Cruz demarca a distância entre o que significa política na vida de quem vem de um contexto de pobreza e, digamos assim, não sem desconforto com essa nomeação, na da chamada elite cultural e intelectual de um país. Não se trata apenas de posicionamento social. Questão de vida ou morte.
Ele é didático ao falar das armadilhas do mercado quando a falta é da ordem material. “Sei muito bem que, muitas vezes, serei a mão de obra barata que sustenta o poder, porque esse foi e será o meu lugar. Em última análise, é isso que o Sul Global representa para o mundo. Para alguns, sou apenas um artesanato, um bem indígena, um produto regional, como os comprados pelos turistas […]”, ele continua, sustentando o desconforto e a contradição que é dizê-lo enquanto se apresenta nos contextos aos quais se refere.
Entretanto, a sustentação serve menos a uma posição cínica do que a uma certeza trágica. “Não se confundam, sou apenas um pobre fugitivo, que busca refúgio nas instituições de arte para não morrer. Não há metáfora aqui”, diz.
A imagem-síntese para a distância de que Cruz trata, para essa falha trágica contemporânea e anacrônica, é a boca.
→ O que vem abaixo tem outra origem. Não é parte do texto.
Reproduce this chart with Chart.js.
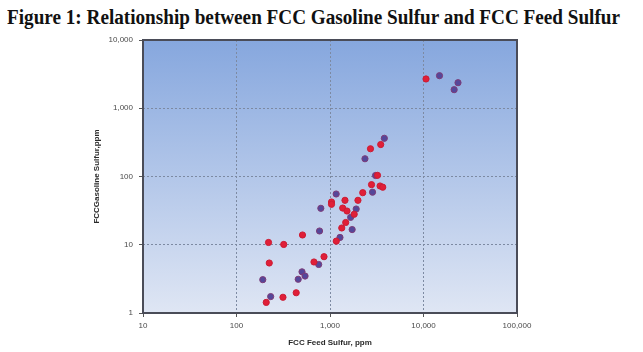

Um pobre se reconhece pelos dentes, afirma o artista. E não é preciso dizer mais quando vemos projetado o vídeo de um homem de traços físicos que se assemelham aos dele, um tanto mais velho, com apenas dois dentes a se entrever através da abertura dos lábios enquanto fala. A materialidade da pobreza insiste sobre os discursos.
Wayqeycuna é última parte da trilogia Tres Maneras de Cantarle a una Montaña, em que se tecem os fios que atam a história familiar de Cruz à dimensão pública, política e econômica do laço social. A primeira trazia a memória do pai à cena. A segunda, a da mãe (que faleceu no dia da apresentação vista para a escrita deste texto). A terceira, apresentada na MITsp, detém-se sobre a memória da irmã.
A morte dela, criança, é narrada como uma fábula de horror, na qual a violência é atribuída aos lobos das histórias infantis. “Tenho certeza absoluta de que se as estrelas pudessem gritar, elas o teriam feito naquela noite, mas só conseguiam brilhar mais e mais […] enquanto as mandíbulas de ódio por nossos corpos penetravam em nossa carne, fazendo o sangue escorrer pela vala. Um concerto de Guaypos nos acordou, e lá estávamos nós, com três lobos em cada perna […]”.
Cruz evidencia o tratamento inumano reservado a sujeitos cujos corpos revelam os traços da pobreza e da origem étnica não branca. A crítica e a poesia aqui não se excluem, elas se intensificam.
A intensa crueza poética conduz o espetáculo através da dor do luto até a celebração de uma partilha. Uma via que poderia ser vista como apaziguadora, como tantas vezes tem sido no teatro contemporâneo, não fosse aquele primeiro posicionamento crítico que o artista faz apontando o impossível de apagar de sua origem seja a qual destino chegue.
Foto: Luciana Romagnolli
Então, quando ele partilha o pão moldado em formas infantis com o público do Itaú Cultural, na avenida Paulista, este não é um ato a ser lido ingenuamente no discurso do “comum”. Há um contexto que nos solicita a considerar os ruídos silenciados para que essa cena aconteça. Dá o pão, o seu corpo, aos lobos.
Quanto do público, anestesiado, não o come sem querer saber de nada disso?
A distância está também entre o dizer e o escutar.